Source excerpt:
******
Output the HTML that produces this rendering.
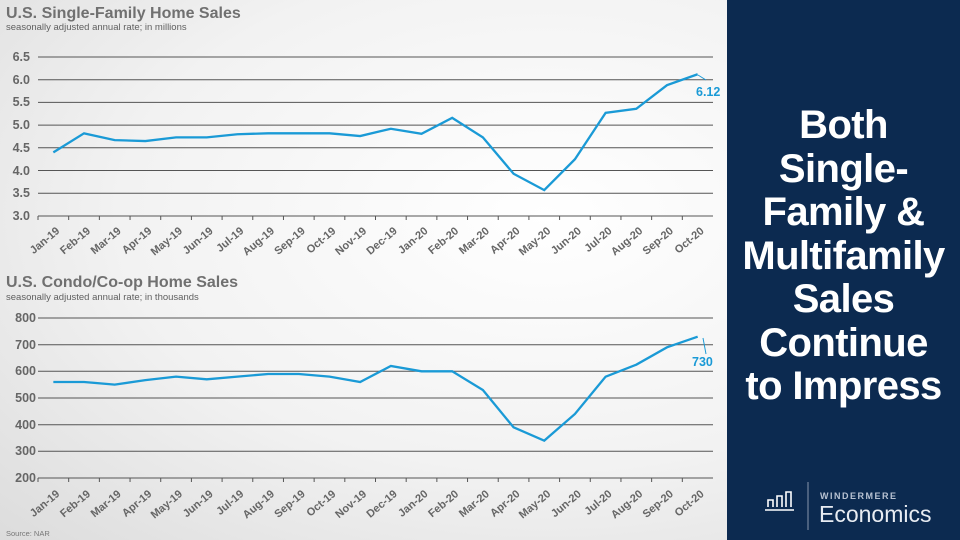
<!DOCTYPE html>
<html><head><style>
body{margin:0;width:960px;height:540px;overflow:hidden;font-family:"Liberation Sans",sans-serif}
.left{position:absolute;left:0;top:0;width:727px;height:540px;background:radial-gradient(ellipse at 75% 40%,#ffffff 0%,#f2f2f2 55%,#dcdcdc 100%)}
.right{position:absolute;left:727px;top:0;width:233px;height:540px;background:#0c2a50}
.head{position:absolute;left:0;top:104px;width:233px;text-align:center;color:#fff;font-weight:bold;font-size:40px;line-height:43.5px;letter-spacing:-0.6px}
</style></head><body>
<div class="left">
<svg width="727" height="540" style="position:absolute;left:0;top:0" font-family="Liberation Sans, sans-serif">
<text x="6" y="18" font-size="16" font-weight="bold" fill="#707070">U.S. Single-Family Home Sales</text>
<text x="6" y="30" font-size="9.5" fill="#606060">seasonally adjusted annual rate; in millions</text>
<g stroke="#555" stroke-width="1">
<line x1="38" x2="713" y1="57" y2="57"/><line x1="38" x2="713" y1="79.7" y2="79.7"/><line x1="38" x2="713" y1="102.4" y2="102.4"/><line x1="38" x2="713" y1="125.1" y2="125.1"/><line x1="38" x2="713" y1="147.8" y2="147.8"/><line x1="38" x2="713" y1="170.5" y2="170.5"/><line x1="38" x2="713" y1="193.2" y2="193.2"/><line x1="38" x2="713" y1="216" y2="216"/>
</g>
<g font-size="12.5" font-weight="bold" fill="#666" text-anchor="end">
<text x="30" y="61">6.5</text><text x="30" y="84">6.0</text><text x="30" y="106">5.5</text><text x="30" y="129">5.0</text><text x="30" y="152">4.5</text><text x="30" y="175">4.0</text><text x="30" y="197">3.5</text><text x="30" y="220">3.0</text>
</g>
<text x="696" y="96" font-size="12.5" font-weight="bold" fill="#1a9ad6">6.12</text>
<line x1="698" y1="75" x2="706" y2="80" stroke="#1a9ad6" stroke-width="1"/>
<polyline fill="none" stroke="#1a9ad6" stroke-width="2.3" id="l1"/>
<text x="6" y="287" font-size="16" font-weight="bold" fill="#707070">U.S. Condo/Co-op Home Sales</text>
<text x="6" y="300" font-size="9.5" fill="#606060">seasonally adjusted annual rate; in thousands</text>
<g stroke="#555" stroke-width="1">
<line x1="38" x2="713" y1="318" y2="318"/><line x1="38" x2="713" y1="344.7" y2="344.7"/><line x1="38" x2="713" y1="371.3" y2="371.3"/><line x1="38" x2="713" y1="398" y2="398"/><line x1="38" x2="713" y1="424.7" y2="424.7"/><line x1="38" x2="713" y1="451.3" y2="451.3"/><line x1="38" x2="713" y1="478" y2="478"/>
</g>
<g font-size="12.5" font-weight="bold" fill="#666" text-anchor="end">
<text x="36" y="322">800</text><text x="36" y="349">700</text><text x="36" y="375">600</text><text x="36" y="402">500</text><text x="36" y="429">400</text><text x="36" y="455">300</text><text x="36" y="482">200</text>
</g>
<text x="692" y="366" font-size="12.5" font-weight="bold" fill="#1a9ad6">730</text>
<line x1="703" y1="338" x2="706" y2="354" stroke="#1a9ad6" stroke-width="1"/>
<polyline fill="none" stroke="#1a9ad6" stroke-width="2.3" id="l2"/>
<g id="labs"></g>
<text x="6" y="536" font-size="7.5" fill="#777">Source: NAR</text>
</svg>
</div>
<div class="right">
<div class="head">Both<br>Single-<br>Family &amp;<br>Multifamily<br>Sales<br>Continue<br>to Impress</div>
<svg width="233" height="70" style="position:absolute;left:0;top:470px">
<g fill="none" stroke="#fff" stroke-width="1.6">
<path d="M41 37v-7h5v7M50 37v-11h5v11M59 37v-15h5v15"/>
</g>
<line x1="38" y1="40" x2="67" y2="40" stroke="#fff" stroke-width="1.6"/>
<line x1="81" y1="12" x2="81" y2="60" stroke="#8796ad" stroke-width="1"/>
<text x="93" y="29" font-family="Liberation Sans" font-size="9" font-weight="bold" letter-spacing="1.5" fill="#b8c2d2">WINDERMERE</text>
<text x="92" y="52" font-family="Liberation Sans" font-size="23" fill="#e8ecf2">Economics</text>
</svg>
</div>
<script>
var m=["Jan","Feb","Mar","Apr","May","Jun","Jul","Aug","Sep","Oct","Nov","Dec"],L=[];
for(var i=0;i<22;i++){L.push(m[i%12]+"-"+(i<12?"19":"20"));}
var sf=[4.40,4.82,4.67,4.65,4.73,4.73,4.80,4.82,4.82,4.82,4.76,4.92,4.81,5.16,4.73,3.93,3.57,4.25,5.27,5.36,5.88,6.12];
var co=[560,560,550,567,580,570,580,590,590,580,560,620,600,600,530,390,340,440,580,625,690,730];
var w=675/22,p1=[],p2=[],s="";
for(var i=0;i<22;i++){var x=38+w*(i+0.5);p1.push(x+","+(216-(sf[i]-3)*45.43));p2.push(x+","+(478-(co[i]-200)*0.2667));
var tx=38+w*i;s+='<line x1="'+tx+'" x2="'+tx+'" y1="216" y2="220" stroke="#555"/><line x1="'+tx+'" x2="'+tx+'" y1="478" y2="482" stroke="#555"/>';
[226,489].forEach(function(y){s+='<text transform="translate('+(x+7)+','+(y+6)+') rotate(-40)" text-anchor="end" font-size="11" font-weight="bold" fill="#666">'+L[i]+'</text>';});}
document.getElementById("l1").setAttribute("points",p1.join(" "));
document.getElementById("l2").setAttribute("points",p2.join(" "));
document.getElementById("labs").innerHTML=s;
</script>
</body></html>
******
Set down the material exactly, every line of it, except for the pictures.

Solution:
Output the HTML that produces this rendering.
<!DOCTYPE html>
<html><head><style>
body{margin:0;width:960px;height:540px;overflow:hidden;font-family:"Liberation Sans",sans-serif}
.left{position:absolute;left:0;top:0;width:727px;height:540px;background:radial-gradient(ellipse at 75% 40%,#ffffff 0%,#f2f2f2 55%,#dcdcdc 100%)}
.right{position:absolute;left:727px;top:0;width:233px;height:540px;background:#0c2a50}
.head{position:absolute;left:0;top:104px;width:233px;text-align:center;color:#fff;font-weight:bold;font-size:40px;line-height:43.5px;letter-spacing:-0.6px}
</style></head><body>
<div class="left">
<svg width="727" height="540" style="position:absolute;left:0;top:0" font-family="Liberation Sans, sans-serif">
<text x="6" y="18" font-size="16" font-weight="bold" fill="#707070">U.S. Single-Family Home Sales</text>
<text x="6" y="30" font-size="9.5" fill="#606060">seasonally adjusted annual rate; in millions</text>
<g stroke="#555" stroke-width="1">
<line x1="38" x2="713" y1="57" y2="57"/><line x1="38" x2="713" y1="79.7" y2="79.7"/><line x1="38" x2="713" y1="102.4" y2="102.4"/><line x1="38" x2="713" y1="125.1" y2="125.1"/><line x1="38" x2="713" y1="147.8" y2="147.8"/><line x1="38" x2="713" y1="170.5" y2="170.5"/><line x1="38" x2="713" y1="193.2" y2="193.2"/><line x1="38" x2="713" y1="216" y2="216"/>
</g>
<g font-size="12.5" font-weight="bold" fill="#666" text-anchor="end">
<text x="30" y="61">6.5</text><text x="30" y="84">6.0</text><text x="30" y="106">5.5</text><text x="30" y="129">5.0</text><text x="30" y="152">4.5</text><text x="30" y="175">4.0</text><text x="30" y="197">3.5</text><text x="30" y="220">3.0</text>
</g>
<text x="696" y="96" font-size="12.5" font-weight="bold" fill="#1a9ad6">6.12</text>
<line x1="698" y1="75" x2="706" y2="80" stroke="#1a9ad6" stroke-width="1"/>
<polyline fill="none" stroke="#1a9ad6" stroke-width="2.3" id="l1"/>
<text x="6" y="287" font-size="16" font-weight="bold" fill="#707070">U.S. Condo/Co-op Home Sales</text>
<text x="6" y="300" font-size="9.5" fill="#606060">seasonally adjusted annual rate; in thousands</text>
<g stroke="#555" stroke-width="1">
<line x1="38" x2="713" y1="318" y2="318"/><line x1="38" x2="713" y1="344.7" y2="344.7"/><line x1="38" x2="713" y1="371.3" y2="371.3"/><line x1="38" x2="713" y1="398" y2="398"/><line x1="38" x2="713" y1="424.7" y2="424.7"/><line x1="38" x2="713" y1="451.3" y2="451.3"/><line x1="38" x2="713" y1="478" y2="478"/>
</g>
<g font-size="12.5" font-weight="bold" fill="#666" text-anchor="end">
<text x="36" y="322">800</text><text x="36" y="349">700</text><text x="36" y="375">600</text><text x="36" y="402">500</text><text x="36" y="429">400</text><text x="36" y="455">300</text><text x="36" y="482">200</text>
</g>
<text x="692" y="366" font-size="12.5" font-weight="bold" fill="#1a9ad6">730</text>
<line x1="703" y1="338" x2="706" y2="354" stroke="#1a9ad6" stroke-width="1"/>
<polyline fill="none" stroke="#1a9ad6" stroke-width="2.3" id="l2"/>
<g id="labs"></g>
<text x="6" y="536" font-size="7.5" fill="#777">Source: NAR</text>
</svg>
</div>
<div class="right">
<div class="head">Both<br>Single-<br>Family &amp;<br>Multifamily<br>Sales<br>Continue<br>to Impress</div>
<svg width="233" height="70" style="position:absolute;left:0;top:470px">
<g fill="none" stroke="#fff" stroke-width="1.6">
<path d="M41 37v-7h5v7M50 37v-11h5v11M59 37v-15h5v15"/>
</g>
<line x1="38" y1="40" x2="67" y2="40" stroke="#fff" stroke-width="1.6"/>
<line x1="81" y1="12" x2="81" y2="60" stroke="#8796ad" stroke-width="1"/>
<text x="93" y="29" font-family="Liberation Sans" font-size="9" font-weight="bold" letter-spacing="1.5" fill="#b8c2d2">WINDERMERE</text>
<text x="92" y="52" font-family="Liberation Sans" font-size="23" fill="#e8ecf2">Economics</text>
</svg>
</div>
<script>
var m=["Jan","Feb","Mar","Apr","May","Jun","Jul","Aug","Sep","Oct","Nov","Dec"],L=[];
for(var i=0;i<22;i++){L.push(m[i%12]+"-"+(i<12?"19":"20"));}
var sf=[4.40,4.82,4.67,4.65,4.73,4.73,4.80,4.82,4.82,4.82,4.76,4.92,4.81,5.16,4.73,3.93,3.57,4.25,5.27,5.36,5.88,6.12];
var co=[560,560,550,567,580,570,580,590,590,580,560,620,600,600,530,390,340,440,580,625,690,730];
var w=675/22,p1=[],p2=[],s="";
for(var i=0;i<22;i++){var x=38+w*(i+0.5);p1.push(x+","+(216-(sf[i]-3)*45.43));p2.push(x+","+(478-(co[i]-200)*0.2667));
var tx=38+w*i;s+='<line x1="'+tx+'" x2="'+tx+'" y1="216" y2="220" stroke="#555"/><line x1="'+tx+'" x2="'+tx+'" y1="478" y2="482" stroke="#555"/>';
[226,489].forEach(function(y){s+='<text transform="translate('+(x+7)+','+(y+6)+') rotate(-40)" text-anchor="end" font-size="11" font-weight="bold" fill="#666">'+L[i]+'</text>';});}
document.getElementById("l1").setAttribute("points",p1.join(" "));
document.getElementById("l2").setAttribute("points",p2.join(" "));
document.getElementById("labs").innerHTML=s;
</script>
</body></html>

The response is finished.